Your goal: What is the number of lines in the entries below that include the word "this"? Provide the number only.

Available data:
>> BEGIN

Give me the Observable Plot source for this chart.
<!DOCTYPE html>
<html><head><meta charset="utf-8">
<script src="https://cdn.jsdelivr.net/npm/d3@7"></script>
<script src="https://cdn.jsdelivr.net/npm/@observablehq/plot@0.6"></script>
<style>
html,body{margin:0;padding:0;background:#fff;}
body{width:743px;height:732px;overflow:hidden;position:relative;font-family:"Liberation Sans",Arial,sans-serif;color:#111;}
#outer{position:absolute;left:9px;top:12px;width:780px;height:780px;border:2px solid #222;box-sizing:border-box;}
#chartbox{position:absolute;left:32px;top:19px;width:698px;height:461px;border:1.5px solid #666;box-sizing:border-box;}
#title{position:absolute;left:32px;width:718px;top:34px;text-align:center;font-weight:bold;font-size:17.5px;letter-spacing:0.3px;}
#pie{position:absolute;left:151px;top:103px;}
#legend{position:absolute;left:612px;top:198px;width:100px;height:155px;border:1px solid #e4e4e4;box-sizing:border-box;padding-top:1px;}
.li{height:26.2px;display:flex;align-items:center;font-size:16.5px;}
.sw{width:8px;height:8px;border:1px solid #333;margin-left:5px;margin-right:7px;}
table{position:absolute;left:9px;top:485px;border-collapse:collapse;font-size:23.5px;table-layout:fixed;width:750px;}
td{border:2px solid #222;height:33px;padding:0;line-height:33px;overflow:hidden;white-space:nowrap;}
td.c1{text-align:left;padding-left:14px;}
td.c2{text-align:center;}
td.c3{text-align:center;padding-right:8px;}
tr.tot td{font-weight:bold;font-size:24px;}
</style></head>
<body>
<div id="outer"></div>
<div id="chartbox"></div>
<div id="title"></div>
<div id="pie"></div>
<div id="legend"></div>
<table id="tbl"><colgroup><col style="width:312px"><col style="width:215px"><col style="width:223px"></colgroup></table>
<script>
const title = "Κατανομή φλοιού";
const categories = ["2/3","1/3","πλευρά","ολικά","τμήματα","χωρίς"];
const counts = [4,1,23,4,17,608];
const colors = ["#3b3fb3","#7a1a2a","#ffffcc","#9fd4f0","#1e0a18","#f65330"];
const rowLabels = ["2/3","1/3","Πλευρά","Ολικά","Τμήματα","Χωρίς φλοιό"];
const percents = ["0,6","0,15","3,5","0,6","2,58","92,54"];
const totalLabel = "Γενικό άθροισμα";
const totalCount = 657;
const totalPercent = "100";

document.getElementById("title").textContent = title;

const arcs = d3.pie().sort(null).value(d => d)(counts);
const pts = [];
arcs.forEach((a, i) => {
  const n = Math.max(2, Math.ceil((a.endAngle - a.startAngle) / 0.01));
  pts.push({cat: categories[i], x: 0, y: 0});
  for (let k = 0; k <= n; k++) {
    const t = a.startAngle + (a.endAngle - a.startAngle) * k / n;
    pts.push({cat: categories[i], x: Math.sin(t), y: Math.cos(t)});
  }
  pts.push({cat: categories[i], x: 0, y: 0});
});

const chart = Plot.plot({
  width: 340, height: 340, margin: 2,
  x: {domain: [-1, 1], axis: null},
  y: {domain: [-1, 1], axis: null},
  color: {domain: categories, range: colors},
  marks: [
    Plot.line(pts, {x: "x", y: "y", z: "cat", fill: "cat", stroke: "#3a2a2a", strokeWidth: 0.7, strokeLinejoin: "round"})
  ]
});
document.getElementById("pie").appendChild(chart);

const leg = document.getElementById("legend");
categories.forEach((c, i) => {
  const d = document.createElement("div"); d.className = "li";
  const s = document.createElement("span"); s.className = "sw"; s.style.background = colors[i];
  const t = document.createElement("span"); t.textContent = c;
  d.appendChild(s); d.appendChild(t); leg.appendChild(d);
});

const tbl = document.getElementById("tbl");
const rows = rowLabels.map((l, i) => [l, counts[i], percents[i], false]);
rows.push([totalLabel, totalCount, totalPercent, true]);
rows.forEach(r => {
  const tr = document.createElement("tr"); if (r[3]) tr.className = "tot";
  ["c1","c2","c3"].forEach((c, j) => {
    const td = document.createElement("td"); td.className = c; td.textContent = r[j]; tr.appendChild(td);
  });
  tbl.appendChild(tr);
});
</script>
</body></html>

>> END
>> BEGIN

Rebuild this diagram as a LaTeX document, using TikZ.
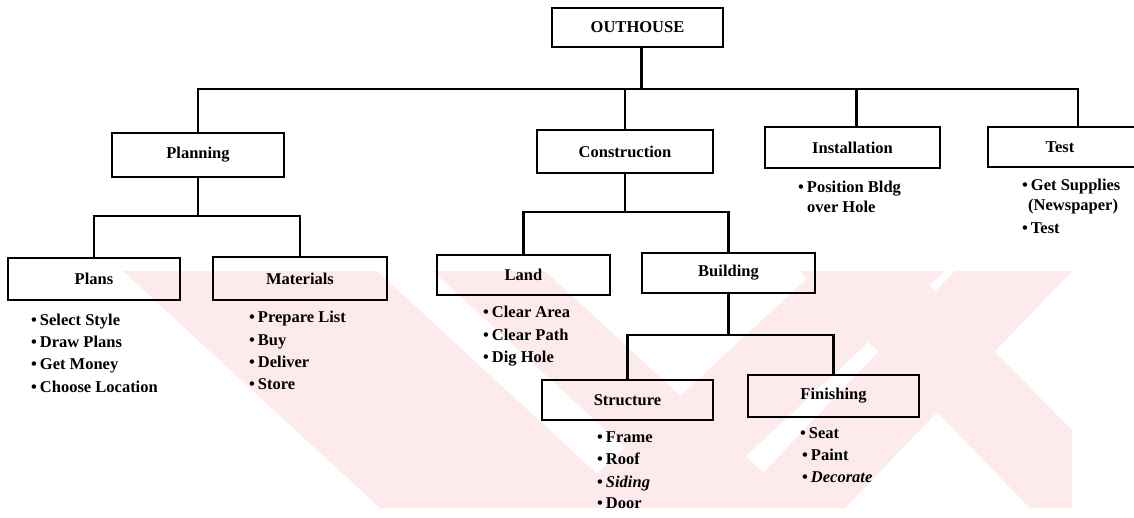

>> END

Solution: 2